▶ Task instructions
Check every line of the entries that follow, and copy the ones containing "matplotlib".

▶ Records for the exercise

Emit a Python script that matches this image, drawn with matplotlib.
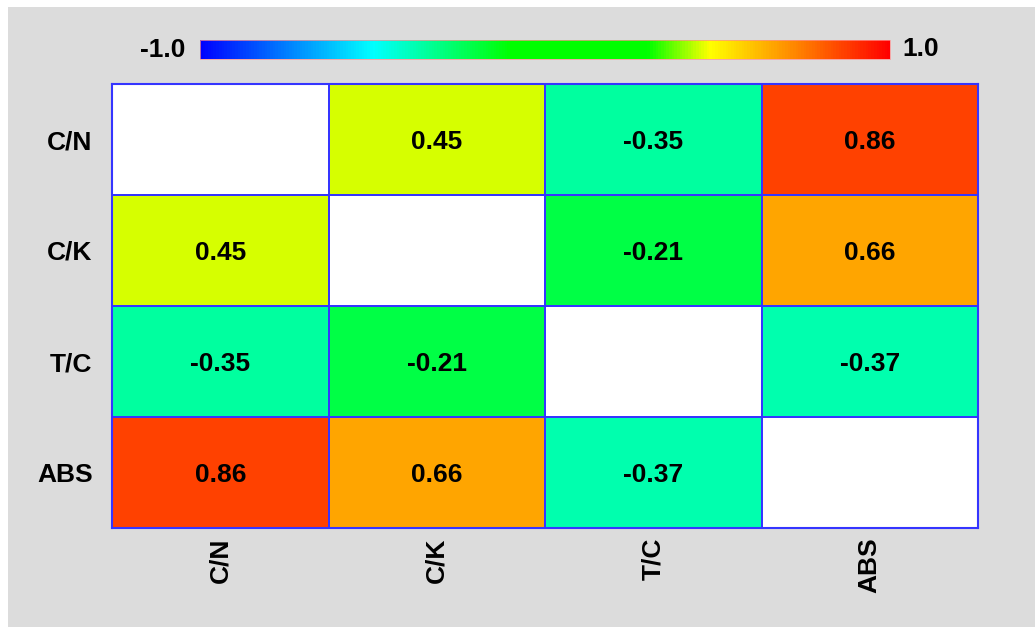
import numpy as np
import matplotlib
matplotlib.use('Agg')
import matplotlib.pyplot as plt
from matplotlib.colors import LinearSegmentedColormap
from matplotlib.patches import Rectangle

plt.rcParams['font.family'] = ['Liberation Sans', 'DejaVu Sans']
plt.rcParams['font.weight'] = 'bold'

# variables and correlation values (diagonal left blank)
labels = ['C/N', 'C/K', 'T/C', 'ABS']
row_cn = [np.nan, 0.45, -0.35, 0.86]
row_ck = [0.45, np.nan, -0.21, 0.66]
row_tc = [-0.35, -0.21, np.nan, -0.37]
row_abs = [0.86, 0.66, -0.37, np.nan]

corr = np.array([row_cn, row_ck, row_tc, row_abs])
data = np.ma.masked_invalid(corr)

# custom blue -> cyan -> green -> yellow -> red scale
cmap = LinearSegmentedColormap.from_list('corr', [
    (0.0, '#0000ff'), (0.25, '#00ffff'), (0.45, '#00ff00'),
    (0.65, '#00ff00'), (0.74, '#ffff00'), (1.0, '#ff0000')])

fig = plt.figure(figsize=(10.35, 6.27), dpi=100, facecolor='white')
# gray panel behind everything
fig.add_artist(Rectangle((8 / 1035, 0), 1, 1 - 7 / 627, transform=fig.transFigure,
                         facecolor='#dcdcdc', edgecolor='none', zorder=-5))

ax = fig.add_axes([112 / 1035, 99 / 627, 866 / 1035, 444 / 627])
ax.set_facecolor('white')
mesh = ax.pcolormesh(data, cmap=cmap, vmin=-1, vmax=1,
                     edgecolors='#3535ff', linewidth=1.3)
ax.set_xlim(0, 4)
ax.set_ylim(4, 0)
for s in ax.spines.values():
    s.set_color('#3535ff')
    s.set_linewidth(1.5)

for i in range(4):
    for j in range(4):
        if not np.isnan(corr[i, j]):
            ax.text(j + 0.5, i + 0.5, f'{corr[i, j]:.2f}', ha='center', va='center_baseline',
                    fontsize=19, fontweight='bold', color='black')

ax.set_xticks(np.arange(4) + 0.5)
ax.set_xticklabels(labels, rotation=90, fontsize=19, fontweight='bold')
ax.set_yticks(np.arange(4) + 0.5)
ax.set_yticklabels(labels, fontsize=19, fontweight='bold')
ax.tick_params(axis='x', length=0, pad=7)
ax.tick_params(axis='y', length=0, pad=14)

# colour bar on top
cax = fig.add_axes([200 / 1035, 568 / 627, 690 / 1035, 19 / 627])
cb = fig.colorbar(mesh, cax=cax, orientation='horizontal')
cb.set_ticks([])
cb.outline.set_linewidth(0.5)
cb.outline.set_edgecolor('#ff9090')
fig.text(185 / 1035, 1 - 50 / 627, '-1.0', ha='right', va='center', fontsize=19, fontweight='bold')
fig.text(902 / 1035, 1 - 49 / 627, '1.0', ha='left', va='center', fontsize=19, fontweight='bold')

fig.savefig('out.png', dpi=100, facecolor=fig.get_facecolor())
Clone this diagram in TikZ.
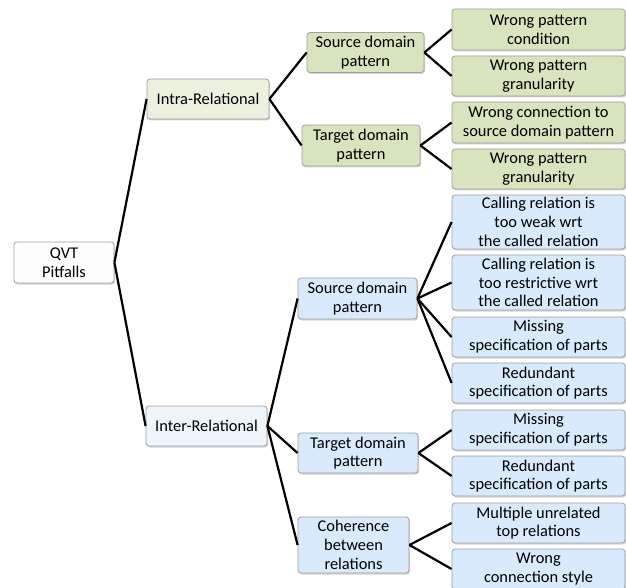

▶ Response to this task
Emit a Python script that matches this image, drawn with matplotlib.
import matplotlib
matplotlib.use('Agg')
import matplotlib.pyplot as plt
from matplotlib.colors import LinearSegmentedColormap
from matplotlib.patches import Rectangle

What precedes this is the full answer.